I ended up staying at the main stage for most of the night. Most of the people I wanted to see were performing there, and the setup was just too awesome for any of the other stages to even compare in my mind. The early sets were fun, a great mix of awesome trance with some of the bigger tracks that are being dropped these days, like Andrew Rayel’s remix of Zedd’s “Clarity” and some of the new remixes of Ferry Corsten’s classic “Rock Your Body Rock.” But once Armin came on, the production truly became next level. The visual elements of the show, especially the lights and lasers, were absolutely unreal.
It was also just so amazing to see Armin play the set that the whole tour had culminated with, that everyone had come to see. It was so huge that security had to shut off entry to the main stage it had become so packed (they did the same when he played the Who’s Afraid of 138?! stage). And the set was amazing as well. Orjan Nilsen was another favorite for me, because he is who truly revived me when I started to get worn out from dancing. He dropped some awesome tracks too, like his own “Amsterdam,” and one of my new favorites these days, “Ten” by Sander Van Doorn & Mark Knight vs Underworld. I also spent some time at the Turn The World Into a Dance Floor stage, which was a great place to hear some awesome, more upbeat and dance-able trance when you were bummed about not being able to get into the over-capacity Main or 138 stages. I stayed til the end of the night, long enough to see Shogun play Above & Beyond’s club mix of “Good for Me,” a personally meaningful favorite of mine, and a beautiful way to end the night.
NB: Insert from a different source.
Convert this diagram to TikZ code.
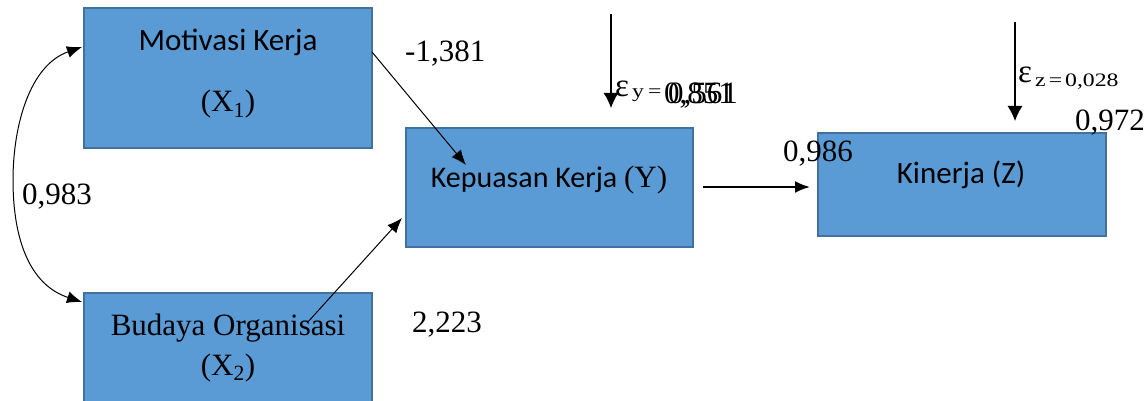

ASOT was amazing not just for the music, and the insane visuals, and the huge venue. It was most amazing to be part of something so insanely huge, where everyone was brought together by one DJ they loved so much. I was in a room with 30,000 other people from all around the world, of all ages (I really mean this—there were people there that were my parents and grandparents ages, going just as hard if not harder than me), sizes, ethnicities, abilities…ASOT was proof that music transcends all boundaries, and was also an illustration that EDM (or at least trance) in Europe is not the young, niche culture that it is in the United States. In Europe, and especially in the Netherlands, people just genuinely LOVE this music, and that is one of the biggest reasons I was so thankful to be a part of this unforgettable event.